Leem : des vœux sous influence
Le président des Entreprises du médicament, Christian Lajoux, a présenté lundi matin les vœux de l’institution : en pleine « affaire Mediator », le Leem s’efforce de garder son cap tout en reconnaissant qu’il est désormais engagé dans une véritable « Opération restauration ».
Il s’en est plutôt bien tiré. L’exercice était délicat : en pleine affaire « Mediator », prononcer les vœux des Entreprises du médicament relevait de la haute voltige ou, comme on voudra, de la mission kamikaze. Un peu tendu, le patron, Christian Lajoux, s’est défendu lundi matin de trop parler de ce qu’il a lui-même qualifié de « déflagration », mais il n’a pas caché que les industriels du médicament étaient « très préoccupés par la perte de confiance réelle à l’égard des industriels et du système de santé ». « Nous constatons la déflagration et l’anéantissement des efforts qui ont été faits depuis des années » dans la réhabilitation du médicament dans l’opinion a sobrement commenté Christian Lajoux.
L’ « affaire Mediator »
Dès lors, comment sortir de la crise ouverte par l’ « affaire Mediator » ? Tout d’abord en faisant le ménage : Servier est désormais, selon la formule du Vatican, « suspens a divinis », ce qui signifie que le laboratoire n’est pas exclu (c’est impossible), mais qu’il est suspendu, ce qui d’ailleurs n’est pas sans impacter les finances du Leem dont Servier était un important contributeur. Pour recoller la vaisselle cassée, -car selon Lajoux, « notre crédibilité est atteinte, et il nous faut la rétablir, non pas seulement en paroles, mais en actes »-, le Leem entend se doter d’un « Comité d’alerte » extérieur à l’institution, composé de membres non affiliés. Le Leem s’engage à « faire évoluer son Comité d’éthique et de médiation (le Cemip). Cette structure est aujourd’hui centrée sur les litiges commerciaux ou publicitaires; les industriels entendent réfléchir à de nouveaux organes d’alerte et de médiation propres à la profession, composés (et présidés) par des acteurs majoritairement extérieurs à l’industrie du médicament ». Bref, c’est l’aggiornamento. Pas facile pour une institution qui commençait tout juste à émerger d’une certaine obscurité qu’elle avait d’ailleurs longtemps elle-même entretenue. Mais il y a le feu dans la boutique. Christian Lajoux le sait bien qui n’a d’ailleurs pas voulu ou pu évaluer l’impact de l’ « affaire Mediator » sur le chiffres d’affaires (mais aussi sur l’emploi) des quelques 270 entreprises adhérentes. Pour sortir de cette crise, le Leem consulte : sociologues, sondagiers, spécialistes de l’opinion, « spin doctors ». Premier verdict : le Leem, avoue Lajoux, « est trop refermé sur lui-même ». Constat sans appel qui pose celui du champ de la légitimité de l’institution : vaste programme… Pour l’heure, les Entreprises du médicament entendent « calmer le jeu, revenir à des fondamentaux lisibles et compréhensibles ».
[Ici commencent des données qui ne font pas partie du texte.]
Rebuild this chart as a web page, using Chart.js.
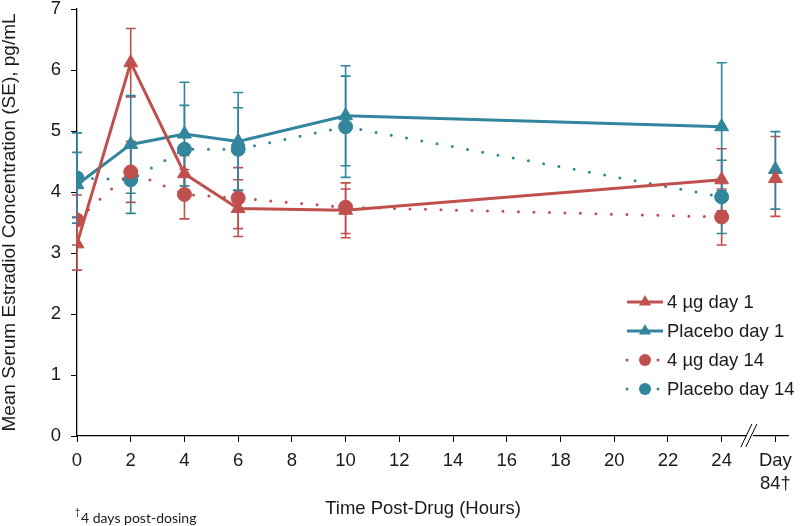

Le Leem aurait-il pour autant succombé aux vertus de l’autoflagellation ? Pas tout à fait : d’un petit coup de griffe, Lajoux indiquait lundi matin que : « nos entreprises ne se reconnaissent pas dans les pratiques évoquées dans le rapport de l’Igas remis le 15 janvier dernier au ministre du Travail, de l’Emploi et de la Santé. Le Leem, à l’unanimité de ses adhérents, défend la plus grande transparence dans les procédures d’évaluation du médicament, et promeut tout ce qui peut garantir la totale impartialité des décisions d’AMM et de pharmacovigilance ». En clair, il ne faudrait quand même pas pousser le bouchon trop loin : les industriels emploient quelques 103 000 personnes et les perspectives ne sont pas roses. Et il y a tout lieu de penser que les autorités de santé mettront tout en œuvre pour obtenir des baissses significatives de prix (voir le déremboursement total pour les spécialités à faible service médical rendu) : l’occasion est trop belle pour la laisser passer.